■ PROMPT
Where a line holds "this", copy it.

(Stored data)
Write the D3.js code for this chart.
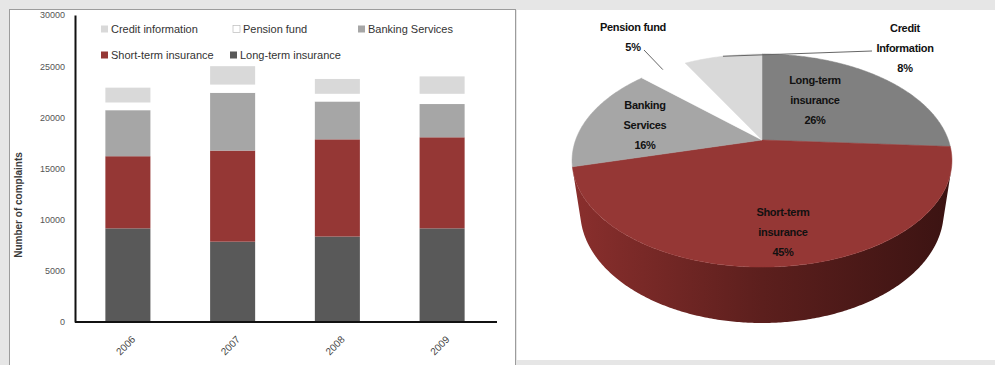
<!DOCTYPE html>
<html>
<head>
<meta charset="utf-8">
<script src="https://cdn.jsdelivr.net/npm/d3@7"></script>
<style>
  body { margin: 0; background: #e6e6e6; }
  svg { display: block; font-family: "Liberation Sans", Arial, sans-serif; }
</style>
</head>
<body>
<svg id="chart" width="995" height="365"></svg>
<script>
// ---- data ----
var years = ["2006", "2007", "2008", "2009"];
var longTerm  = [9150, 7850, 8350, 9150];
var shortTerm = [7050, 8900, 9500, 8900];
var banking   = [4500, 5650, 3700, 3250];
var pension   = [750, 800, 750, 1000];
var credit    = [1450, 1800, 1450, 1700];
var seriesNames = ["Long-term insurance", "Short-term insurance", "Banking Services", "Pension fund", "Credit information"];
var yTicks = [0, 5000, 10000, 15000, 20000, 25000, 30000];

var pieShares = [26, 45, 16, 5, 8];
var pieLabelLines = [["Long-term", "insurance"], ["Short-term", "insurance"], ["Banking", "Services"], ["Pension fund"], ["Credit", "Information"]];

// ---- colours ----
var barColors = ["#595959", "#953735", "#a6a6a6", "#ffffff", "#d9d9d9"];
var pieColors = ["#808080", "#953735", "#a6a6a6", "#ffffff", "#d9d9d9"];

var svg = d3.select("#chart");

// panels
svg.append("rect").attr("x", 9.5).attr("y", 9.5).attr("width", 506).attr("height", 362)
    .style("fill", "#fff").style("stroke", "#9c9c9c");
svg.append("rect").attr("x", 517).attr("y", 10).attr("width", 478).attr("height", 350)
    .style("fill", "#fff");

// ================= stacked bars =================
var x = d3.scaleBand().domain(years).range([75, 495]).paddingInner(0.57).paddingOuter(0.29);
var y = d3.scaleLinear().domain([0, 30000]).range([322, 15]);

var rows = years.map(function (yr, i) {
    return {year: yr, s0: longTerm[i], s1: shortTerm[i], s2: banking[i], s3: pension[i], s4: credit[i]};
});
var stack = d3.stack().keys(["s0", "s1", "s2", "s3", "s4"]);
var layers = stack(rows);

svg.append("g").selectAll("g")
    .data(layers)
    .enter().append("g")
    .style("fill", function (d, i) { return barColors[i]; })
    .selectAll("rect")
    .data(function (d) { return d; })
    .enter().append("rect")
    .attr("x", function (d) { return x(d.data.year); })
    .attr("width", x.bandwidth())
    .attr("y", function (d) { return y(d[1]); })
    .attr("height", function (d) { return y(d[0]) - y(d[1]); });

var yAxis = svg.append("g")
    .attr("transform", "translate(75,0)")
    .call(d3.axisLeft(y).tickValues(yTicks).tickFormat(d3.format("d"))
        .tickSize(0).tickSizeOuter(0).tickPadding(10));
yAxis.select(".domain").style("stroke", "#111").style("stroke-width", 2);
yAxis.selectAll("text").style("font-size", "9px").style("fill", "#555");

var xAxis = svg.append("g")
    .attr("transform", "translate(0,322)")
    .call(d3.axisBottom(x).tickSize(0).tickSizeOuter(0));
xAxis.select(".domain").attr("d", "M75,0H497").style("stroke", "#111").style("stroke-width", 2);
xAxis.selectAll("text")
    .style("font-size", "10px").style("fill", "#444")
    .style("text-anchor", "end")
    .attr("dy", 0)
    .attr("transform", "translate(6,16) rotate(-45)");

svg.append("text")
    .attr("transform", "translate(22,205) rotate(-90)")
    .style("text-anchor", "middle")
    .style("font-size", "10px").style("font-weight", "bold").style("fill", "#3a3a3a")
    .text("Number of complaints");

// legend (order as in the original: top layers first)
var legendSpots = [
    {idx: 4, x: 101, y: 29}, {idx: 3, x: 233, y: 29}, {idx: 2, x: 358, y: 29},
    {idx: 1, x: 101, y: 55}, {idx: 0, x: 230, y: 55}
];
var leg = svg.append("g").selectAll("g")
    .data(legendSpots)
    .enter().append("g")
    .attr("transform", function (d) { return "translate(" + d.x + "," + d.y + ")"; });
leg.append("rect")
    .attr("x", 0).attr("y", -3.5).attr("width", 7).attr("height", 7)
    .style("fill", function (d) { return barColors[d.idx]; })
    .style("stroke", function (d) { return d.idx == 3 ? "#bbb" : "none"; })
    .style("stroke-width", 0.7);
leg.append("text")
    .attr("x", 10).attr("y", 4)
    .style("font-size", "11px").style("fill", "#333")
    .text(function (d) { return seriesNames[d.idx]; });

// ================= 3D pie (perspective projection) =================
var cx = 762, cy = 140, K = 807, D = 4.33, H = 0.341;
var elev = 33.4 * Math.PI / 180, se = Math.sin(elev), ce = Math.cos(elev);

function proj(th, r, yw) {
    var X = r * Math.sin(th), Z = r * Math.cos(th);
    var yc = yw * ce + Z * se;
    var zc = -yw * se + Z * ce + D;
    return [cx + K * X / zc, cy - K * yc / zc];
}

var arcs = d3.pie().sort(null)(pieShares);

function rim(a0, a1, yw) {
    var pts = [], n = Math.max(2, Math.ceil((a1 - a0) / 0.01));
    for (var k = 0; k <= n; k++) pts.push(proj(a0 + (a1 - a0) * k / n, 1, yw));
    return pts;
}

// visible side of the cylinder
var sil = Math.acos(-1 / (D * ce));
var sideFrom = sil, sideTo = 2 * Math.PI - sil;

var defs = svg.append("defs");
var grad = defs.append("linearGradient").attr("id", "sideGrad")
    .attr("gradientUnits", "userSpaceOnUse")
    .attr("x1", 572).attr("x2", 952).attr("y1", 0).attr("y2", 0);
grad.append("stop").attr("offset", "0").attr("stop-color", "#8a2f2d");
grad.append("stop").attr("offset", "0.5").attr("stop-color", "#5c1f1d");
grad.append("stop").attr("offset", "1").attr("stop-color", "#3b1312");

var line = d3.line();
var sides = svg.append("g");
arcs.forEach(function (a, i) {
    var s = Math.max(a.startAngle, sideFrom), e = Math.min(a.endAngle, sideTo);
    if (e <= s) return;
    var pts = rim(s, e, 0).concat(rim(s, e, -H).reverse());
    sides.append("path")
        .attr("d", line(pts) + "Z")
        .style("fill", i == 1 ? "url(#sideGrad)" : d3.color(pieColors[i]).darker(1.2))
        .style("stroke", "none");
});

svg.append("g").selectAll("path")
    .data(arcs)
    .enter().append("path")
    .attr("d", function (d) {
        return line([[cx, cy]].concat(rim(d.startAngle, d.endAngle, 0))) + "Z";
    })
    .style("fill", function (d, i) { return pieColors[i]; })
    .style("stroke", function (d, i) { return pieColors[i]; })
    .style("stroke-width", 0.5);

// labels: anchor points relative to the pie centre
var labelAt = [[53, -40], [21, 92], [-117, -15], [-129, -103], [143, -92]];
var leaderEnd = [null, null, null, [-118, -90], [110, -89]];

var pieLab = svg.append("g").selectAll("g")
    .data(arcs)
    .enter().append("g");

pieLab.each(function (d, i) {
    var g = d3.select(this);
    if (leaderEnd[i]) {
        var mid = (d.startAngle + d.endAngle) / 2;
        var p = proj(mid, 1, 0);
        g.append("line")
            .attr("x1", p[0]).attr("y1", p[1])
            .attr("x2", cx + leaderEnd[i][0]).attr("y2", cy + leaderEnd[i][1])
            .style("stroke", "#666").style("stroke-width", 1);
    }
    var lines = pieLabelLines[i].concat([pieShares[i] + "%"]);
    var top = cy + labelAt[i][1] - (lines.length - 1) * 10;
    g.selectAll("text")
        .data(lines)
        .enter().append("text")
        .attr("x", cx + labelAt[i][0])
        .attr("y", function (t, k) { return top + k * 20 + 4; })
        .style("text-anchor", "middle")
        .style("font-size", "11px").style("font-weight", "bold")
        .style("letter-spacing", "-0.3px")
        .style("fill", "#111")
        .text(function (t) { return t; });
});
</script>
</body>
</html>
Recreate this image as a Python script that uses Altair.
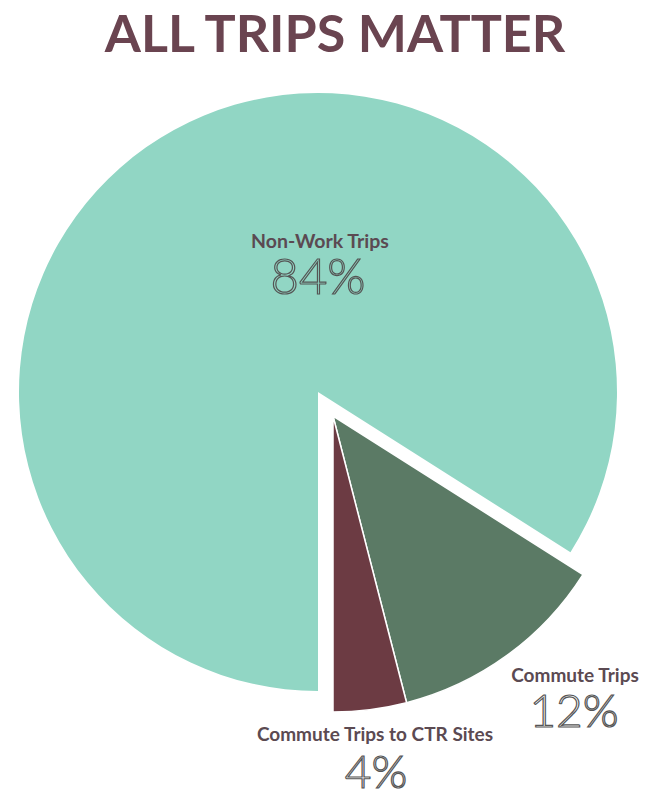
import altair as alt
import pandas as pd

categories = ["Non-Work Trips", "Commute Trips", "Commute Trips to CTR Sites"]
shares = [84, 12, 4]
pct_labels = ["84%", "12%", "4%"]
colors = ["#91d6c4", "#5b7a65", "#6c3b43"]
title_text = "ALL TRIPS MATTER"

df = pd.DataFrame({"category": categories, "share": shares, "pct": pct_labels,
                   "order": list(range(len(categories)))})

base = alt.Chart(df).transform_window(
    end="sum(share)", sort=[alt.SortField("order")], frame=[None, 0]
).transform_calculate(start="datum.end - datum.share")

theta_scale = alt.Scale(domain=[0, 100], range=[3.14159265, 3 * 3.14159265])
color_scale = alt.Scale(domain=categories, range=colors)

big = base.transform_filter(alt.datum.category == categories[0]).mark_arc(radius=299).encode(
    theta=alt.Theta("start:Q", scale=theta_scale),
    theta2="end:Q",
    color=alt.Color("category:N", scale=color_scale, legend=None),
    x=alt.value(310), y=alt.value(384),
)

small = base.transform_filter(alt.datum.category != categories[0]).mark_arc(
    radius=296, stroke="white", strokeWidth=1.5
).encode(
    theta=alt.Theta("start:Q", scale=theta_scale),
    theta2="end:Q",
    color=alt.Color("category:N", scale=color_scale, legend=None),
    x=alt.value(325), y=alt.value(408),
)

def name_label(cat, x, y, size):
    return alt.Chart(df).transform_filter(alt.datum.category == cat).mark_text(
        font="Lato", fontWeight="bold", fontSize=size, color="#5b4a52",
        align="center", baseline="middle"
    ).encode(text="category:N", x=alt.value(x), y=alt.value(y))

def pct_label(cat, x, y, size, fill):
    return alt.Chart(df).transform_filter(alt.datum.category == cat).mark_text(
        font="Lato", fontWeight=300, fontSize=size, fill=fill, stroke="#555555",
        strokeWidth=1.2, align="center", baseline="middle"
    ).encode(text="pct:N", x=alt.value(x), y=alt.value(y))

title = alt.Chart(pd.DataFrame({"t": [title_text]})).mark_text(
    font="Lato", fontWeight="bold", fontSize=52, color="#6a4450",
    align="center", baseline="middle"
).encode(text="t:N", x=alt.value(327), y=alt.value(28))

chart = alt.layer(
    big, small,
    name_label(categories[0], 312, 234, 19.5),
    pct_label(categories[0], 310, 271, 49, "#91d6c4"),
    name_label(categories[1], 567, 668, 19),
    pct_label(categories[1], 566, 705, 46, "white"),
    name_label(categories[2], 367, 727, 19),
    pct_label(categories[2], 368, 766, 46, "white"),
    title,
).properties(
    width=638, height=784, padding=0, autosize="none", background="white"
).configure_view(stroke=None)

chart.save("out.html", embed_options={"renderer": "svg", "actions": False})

■ EXERCISE OUTPUT
Write the D3.js code for this chart.
    var g = d3.select(this);
Recreate this image as a Python script that uses Altair.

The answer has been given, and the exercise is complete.